Match Your Opponent's Speed

When you are in a 1 on 1 defensive skate backwards up the ice towards your end, you want to match the other guy’s speed as much as possible. You don’t want to be caught flat-footed with a deke and cause a break away. You also don’t want to go too fast and have a lot of space between and the rushing forward with the puck. About three stick lengths should do it, at least until you get to your blue line, as you can check out in our “Rink Markings” video. It’s all about…

Gap Control

This isn’t the gap control you need when you get your front teeth knocked out by a slap shot. This is where you control the space between you and the oncoming player. If they go left, you mirror them, and same if they go right. You can only do this effectively if you have a two or three stick distance with them. If you can smell their breath, you are too close, or they need dental work.
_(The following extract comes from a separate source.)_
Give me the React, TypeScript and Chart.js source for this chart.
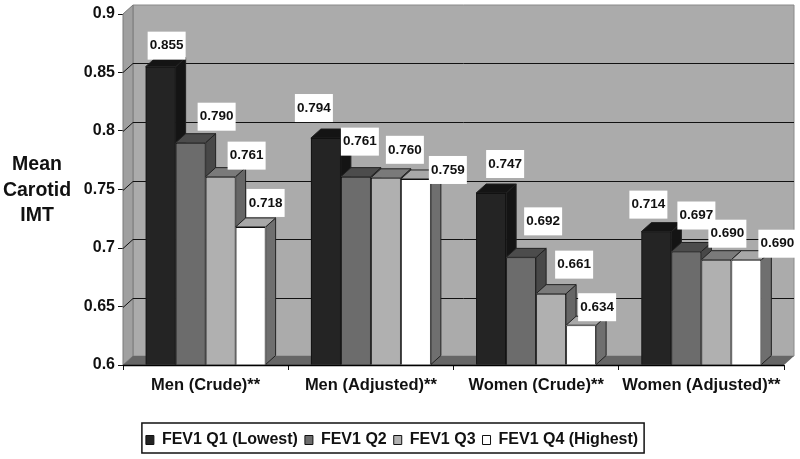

If you are too far, they have too many opportunities to sidestep you and leave you dangled. When you cross your blue line, cut the distance between you down, and go for a nice poke check to knock the puck free. Make sure you don’t over commit to the poke check, or the opposing rushing player can dipsy doodle around you and streak to the net. Just don’t let them get a sniper between the hash marks and go five hold on your netminder. The as you get over the blue line and the faceoff circle, push your opponent towards the boards, and introduce them to the advertising along the boards. A good defense starts with a strong offense they say. It also entails being able to control your opponent so you leave them little chance but to carry the puck into the boards or the corners. There, you and your team mates can nudge them off the puck, and carry the puck back into their end, and behind their goalie, where it belongs.